Tables can be modeled as either lists of lists or as a grid. If you want to use lists of lists, you can make one row of the table a sequence but you can't have a sequence of sequences -- it will turn into a single sequence -- so you can't have a whole table that way.
It's doable using some combination of XML markup, maps, or arrays, but any table needs some specific representation.
and there's absolutely no need for the keywords because the existing more general mechanisms work fine.
I see further development challenges in this area for the safe and convenient application of join conditions (or constraints).
XML has sort of three layers of reliability.
The inner most is XML structure; if it parses, you know it's made out of nodes and the rules the nodes use. ("Well-formed document" = this is actually XML and can be parsed.)
Then you get "valid"; the well-formed document conforms to some schema. (If there is a schema! there doesn't have to be and there might not be.) This doesn't always help; it's quite possible that the schema allows things that don't make sense (arbitrarily deep nesting of lists) that you have to treat as an error condition for the processing.
Then you get "regular"; no amount of checking that the value is properly an xs:date and that the date of birth is less than or equal the present date and greater than some past date will save you from a clerical error that put today's date in the date of birth field two weeks ago. To be sure the processing makes sense, you have to have regular inputs, and that's hard.
Production code needs to look at "valid" and "regular" as distinct steps before it does stuff like joins. How depends on what you're doing.
I guess that you prefer to refer to them as “predicates within steps” so far (according to path expressions). https://www.w3.org/TR/xquery-31/#id-predicate
Predicates are part of path expressions, but still are not a join, because predicates reduce the sequence produced by either the infix expression (a function) or an axis step in this step of the path expression.
Finding the thing you want to join and performing the join -- producing a result that contains this thing and some other things -- are conceptually distinct, or at least I think so.
//unusual_element ! concat(base-uri(.),path(.))
Is close to the minimum case of a join; we take an element and stick the document uri of its containing document and the path to it in that document together. No predicates in the expression. It could be written
//unusual_element/concat(base-uri(.),path(.))
(because unusual_element is an element and thus a node and can go on the left of the path operator / which only works on nodes)
This join could be made more specific by putting a predicate on the first axis step in the XPath expression to test for associated id attribute values made up of eleven or twelve digits:
//unusual_element[matches(@id,'^\p{Nd}{11,12}$')]/concat(base-uri(),path(.))

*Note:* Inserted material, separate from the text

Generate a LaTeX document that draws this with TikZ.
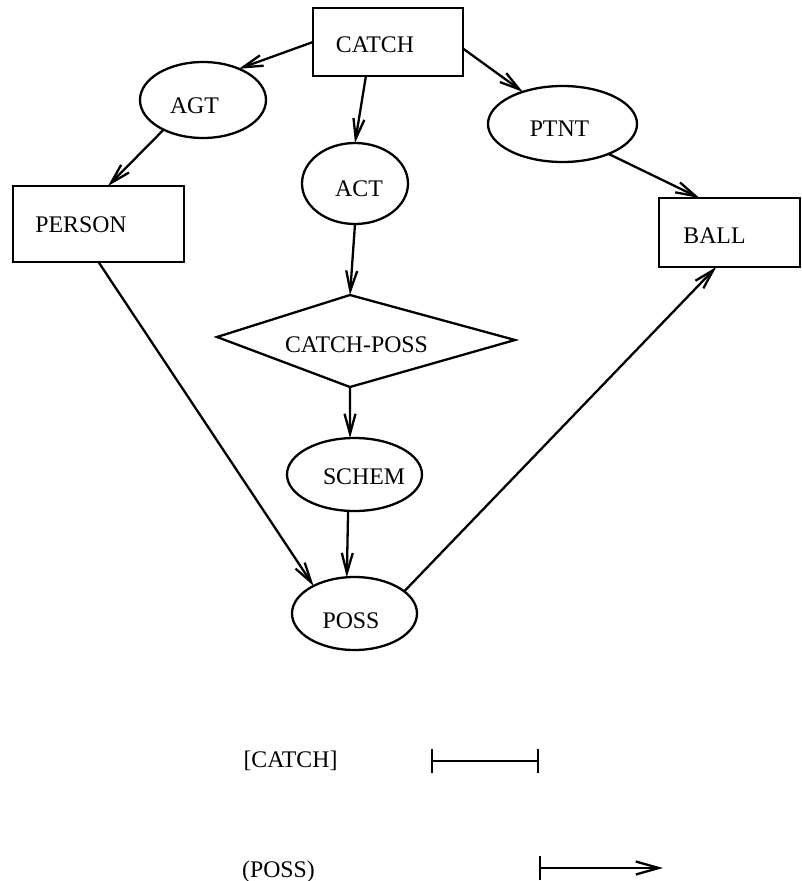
\documentclass[tikz,border=0pt]{standalone}
\usepackage{fontspec}
\setmainfont{Liberation Serif}
\usetikzlibrary{arrows.meta,shapes.geometric}

\begin{document}
\begin{tikzpicture}[x=1pt, y=-1pt,
  line width=2.3pt, line join=miter,
  box/.style={draw, rectangle, inner sep=0pt, outer sep=0pt},
  oval/.style={draw, ellipse, inner sep=0pt, outer sep=0pt},
  lbl/.style={inner sep=0pt, anchor=base, font=\fontsize{23.8}{28}\selectfont},
  arr/.style={-{Straight Barb[length=20pt, width=11pt]}},
  legarr/.style={{Bar[width=24pt]}-{Straight Barb[length=23pt, width=13pt]}},
  legbar/.style={{Bar[width=24pt]}-{Bar[width=24pt]}}
]
\useasboundingbox (0,0) rectangle (801,881);

% frames and ovals
\node[box, minimum width=150pt, minimum height=68pt] (catch) at (388,42) {};
\node[box, minimum width=171pt, minimum height=76pt] (person) at (98.5,224) {};
\node[box, minimum width=141pt, minimum height=69pt] (ball) at (729.5,232.5) {};
\node[oval, minimum width=126pt, minimum height=76pt] (agt) at (203,100) {};
\node[oval, minimum width=149pt, minimum height=76pt] (ptnt) at (562.5,124) {};
\node[oval, minimum width=106pt, minimum height=81pt] (act) at (355,183.5) {};
\node[oval, minimum width=135pt, minimum height=73pt] (schem) at (354.5,474.5) {};
\node[oval, minimum width=125pt, minimum height=73pt] (poss) at (354.5,613.5) {};

% the CATCH-POSS diamond
\coordinate (dtop) at (350,295);
\coordinate (dright) at (515,340);
\coordinate (dbot) at (350,387);
\coordinate (dleft) at (217,337);
\draw (dtop) -- (dright) -- (dbot) -- (dleft) -- cycle;

% labels
\node[lbl] (catchT) at (375,52) {CATCH};
\node[lbl] (agtT) at (194.5,113) {AGT};
\node[lbl] (actT) at (359,196) {ACT};
\node[lbl] (ptntT) at (559.5,136) {PTNT};
\node[lbl] (personT) at (81,232) {PERSON};
\node[lbl] (ballT) at (714.5,243) {BALL};
\node[lbl] (cpossT) at (356.5,352) {CATCH-POSS};
\node[lbl] (schemT) at (364,484) {SCHEM};
\node[lbl] (possT) at (351,628) {POSS};

% connectors
\draw[arr] (catch.west) -- (agt.41);
\draw[arr] (catch.237.8) -- (act.north);
\draw[arr] (catch.355.4) -- (ptnt.141.3);
\draw[arr] (agt.217.3) -- (person.76);
\draw[arr] (ptnt.327.8) -- (ball.131.2);
\draw[arr] (act.south) -- (dtop);
\draw[arr] (dbot) -- (schem.97);
\draw[arr] (schem.260) -- (poss.102);
\draw[arr] (person.south) -- (poss.146.2);
\draw[arr] (poss.24.7) -- (ball.249.5);

% legend
\node[lbl] (legCatch) at (290.5,767) {[CATCH]};
\node[lbl] (legPoss) at (278.5,877) {(POSS)};
\coordinate (c1a) at (431,761);
\coordinate (c1b) at (539,761);
\coordinate (p1a) at (539,868);
\coordinate (p1b) at (663,868);
\draw[legbar] (c1a) -- (c1b);
\draw[legarr] (p1a) -- (p1b);
\end{tikzpicture}
\end{document}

The predicate constrains the path expression. It doesn't, strictly, join; it's not putting anything with anything else in some new arrangement or representation.
Use your functions to create maps where the keys come from that id element's string value.
Customised data structures can be created together with XQuery maps and arrays. But I find that a join operation would be needed before based on available identification data.
I think this needs an example because I don't quite understand your meaning here.
You could decide to skip the for clause and use
return $interesting_stuff1 ! my_fun:do_something(.,$interesting_stuff2(.),$interesting_stuff3(.))
instead.
How do you think about to work without an extra identification sequence variable?
Formally, ! is the "simple mapping operator"; everything in the sequence returned by the expression on the left becomes the context item in the expression on the right. (The context item is written as dot — . — by ancient XPath tradition.)
Less formally, "do this thing on the right to everything on the left"; it works the same way the minimal case of a for clause does, but it's XPath, not XQuery, so you can do it in an XPath expression. And it's less typing than the XPath for.
Will any further comparisons evolve for the provided functionality?
Don't think so. I find the trick with XQuery is to not fight with it about being some other language.
Internalizing the sequence concept takes work; …
Would you like to extend programming interfaces for the management of relationships with various entities?
I need an example here, because I'm not following what you mean.